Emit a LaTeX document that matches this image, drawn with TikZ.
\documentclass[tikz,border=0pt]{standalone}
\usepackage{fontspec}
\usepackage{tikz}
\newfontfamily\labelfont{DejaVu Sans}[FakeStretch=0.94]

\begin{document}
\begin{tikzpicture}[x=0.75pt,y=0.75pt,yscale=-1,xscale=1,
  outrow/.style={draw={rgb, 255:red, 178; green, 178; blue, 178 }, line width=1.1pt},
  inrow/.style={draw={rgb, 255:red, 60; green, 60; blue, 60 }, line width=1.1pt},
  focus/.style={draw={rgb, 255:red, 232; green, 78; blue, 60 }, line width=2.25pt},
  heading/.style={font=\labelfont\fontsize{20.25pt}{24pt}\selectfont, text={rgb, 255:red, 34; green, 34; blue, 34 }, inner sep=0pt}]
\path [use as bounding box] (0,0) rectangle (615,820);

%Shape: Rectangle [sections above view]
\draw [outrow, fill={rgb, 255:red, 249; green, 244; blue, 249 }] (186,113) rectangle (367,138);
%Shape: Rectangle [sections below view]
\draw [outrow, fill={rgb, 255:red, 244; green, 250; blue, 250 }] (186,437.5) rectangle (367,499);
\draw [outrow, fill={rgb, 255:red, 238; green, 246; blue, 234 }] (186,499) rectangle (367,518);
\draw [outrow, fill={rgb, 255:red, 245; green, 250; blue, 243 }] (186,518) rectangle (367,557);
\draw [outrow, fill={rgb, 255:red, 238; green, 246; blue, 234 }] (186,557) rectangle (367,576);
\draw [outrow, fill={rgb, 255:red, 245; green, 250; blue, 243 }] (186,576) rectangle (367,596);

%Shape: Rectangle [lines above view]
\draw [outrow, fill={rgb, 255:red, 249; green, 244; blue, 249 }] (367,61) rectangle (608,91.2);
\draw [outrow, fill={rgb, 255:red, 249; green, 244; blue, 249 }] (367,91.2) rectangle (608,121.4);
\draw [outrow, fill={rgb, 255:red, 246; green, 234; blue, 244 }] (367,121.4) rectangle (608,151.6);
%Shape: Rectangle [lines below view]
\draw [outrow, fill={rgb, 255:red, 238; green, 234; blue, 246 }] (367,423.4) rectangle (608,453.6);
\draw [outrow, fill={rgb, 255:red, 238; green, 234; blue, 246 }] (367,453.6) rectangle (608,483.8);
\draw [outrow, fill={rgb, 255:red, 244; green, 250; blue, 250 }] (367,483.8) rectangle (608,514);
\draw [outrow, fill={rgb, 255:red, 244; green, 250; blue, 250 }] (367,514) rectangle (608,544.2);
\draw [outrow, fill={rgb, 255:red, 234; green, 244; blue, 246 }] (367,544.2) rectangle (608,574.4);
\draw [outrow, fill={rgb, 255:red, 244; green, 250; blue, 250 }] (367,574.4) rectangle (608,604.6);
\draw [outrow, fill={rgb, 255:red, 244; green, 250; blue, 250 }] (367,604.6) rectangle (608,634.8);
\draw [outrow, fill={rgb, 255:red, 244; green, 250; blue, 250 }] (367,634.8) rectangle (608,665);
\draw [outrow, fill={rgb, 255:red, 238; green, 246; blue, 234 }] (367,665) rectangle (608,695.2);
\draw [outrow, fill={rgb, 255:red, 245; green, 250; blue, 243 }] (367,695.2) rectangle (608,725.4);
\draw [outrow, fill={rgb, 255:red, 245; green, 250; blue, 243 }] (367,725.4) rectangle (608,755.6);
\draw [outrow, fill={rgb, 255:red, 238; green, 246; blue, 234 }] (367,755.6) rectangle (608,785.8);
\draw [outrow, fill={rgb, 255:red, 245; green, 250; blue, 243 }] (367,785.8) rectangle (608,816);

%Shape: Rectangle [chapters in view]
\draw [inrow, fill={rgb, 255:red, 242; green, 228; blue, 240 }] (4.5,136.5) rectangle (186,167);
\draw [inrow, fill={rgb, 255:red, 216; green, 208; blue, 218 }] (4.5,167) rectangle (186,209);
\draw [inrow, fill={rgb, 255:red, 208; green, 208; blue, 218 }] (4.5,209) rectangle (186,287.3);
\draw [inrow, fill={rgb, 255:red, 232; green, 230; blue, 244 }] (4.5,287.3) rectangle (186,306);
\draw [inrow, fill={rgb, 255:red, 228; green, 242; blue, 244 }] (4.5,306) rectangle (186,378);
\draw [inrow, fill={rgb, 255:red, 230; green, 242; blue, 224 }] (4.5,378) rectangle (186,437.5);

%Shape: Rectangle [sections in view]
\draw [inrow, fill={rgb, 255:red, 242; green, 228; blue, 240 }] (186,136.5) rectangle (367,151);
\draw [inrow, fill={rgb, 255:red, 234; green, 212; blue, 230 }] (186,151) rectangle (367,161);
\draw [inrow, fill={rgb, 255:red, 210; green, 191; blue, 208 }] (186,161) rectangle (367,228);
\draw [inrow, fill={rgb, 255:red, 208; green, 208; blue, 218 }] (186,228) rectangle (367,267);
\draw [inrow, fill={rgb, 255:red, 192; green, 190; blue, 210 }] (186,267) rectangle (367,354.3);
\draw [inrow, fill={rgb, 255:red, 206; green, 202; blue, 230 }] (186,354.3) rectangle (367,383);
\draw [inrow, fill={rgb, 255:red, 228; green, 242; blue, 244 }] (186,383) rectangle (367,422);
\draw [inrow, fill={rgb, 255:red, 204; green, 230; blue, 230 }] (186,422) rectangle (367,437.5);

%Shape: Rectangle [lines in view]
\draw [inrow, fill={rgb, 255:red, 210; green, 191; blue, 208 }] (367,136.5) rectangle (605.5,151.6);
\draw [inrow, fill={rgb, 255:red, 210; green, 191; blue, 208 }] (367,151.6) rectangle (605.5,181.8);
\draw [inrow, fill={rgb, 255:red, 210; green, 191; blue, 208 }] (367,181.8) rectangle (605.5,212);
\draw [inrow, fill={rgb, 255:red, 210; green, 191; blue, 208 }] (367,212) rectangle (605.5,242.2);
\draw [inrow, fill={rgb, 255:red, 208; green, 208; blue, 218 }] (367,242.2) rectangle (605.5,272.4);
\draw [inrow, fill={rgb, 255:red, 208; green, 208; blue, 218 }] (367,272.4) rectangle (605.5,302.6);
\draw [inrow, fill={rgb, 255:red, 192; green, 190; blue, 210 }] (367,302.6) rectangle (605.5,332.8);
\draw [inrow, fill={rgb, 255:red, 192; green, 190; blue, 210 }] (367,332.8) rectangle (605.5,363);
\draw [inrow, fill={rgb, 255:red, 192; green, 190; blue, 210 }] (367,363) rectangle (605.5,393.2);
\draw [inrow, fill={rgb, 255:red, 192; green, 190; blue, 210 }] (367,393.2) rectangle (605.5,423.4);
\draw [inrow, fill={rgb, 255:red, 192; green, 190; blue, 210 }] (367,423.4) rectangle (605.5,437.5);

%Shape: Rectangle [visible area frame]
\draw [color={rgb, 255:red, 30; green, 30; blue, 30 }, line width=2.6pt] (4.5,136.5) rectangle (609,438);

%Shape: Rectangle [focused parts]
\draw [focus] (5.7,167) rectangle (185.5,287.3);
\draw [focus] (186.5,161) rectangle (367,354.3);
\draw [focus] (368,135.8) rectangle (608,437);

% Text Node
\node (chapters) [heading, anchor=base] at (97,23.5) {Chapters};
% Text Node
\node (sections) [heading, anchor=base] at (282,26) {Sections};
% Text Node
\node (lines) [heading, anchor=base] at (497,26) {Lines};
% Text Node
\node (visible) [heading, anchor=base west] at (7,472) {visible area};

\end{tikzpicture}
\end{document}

###

▶ [WHAT THE TASK REQUIRES]:
From the first line above through the line that contains "(0,0) rectangle (615,820);", quote each line exactly. Output nothing more.

▶ [FULL OUTPUT]:
Emit a LaTeX document that matches this image, drawn with TikZ.
\documentclass[tikz,border=0pt]{standalone}
\usepackage{fontspec}
\usepackage{tikz}
\newfontfamily\labelfont{DejaVu Sans}[FakeStretch=0.94]

\begin{document}
\begin{tikzpicture}[x=0.75pt,y=0.75pt,yscale=-1,xscale=1,
  outrow/.style={draw={rgb, 255:red, 178; green, 178; blue, 178 }, line width=1.1pt},
  inrow/.style={draw={rgb, 255:red, 60; green, 60; blue, 60 }, line width=1.1pt},
  focus/.style={draw={rgb, 255:red, 232; green, 78; blue, 60 }, line width=2.25pt},
  heading/.style={font=\labelfont\fontsize{20.25pt}{24pt}\selectfont, text={rgb, 255:red, 34; green, 34; blue, 34 }, inner sep=0pt}]
\path [use as bounding box] (0,0) rectangle (615,820);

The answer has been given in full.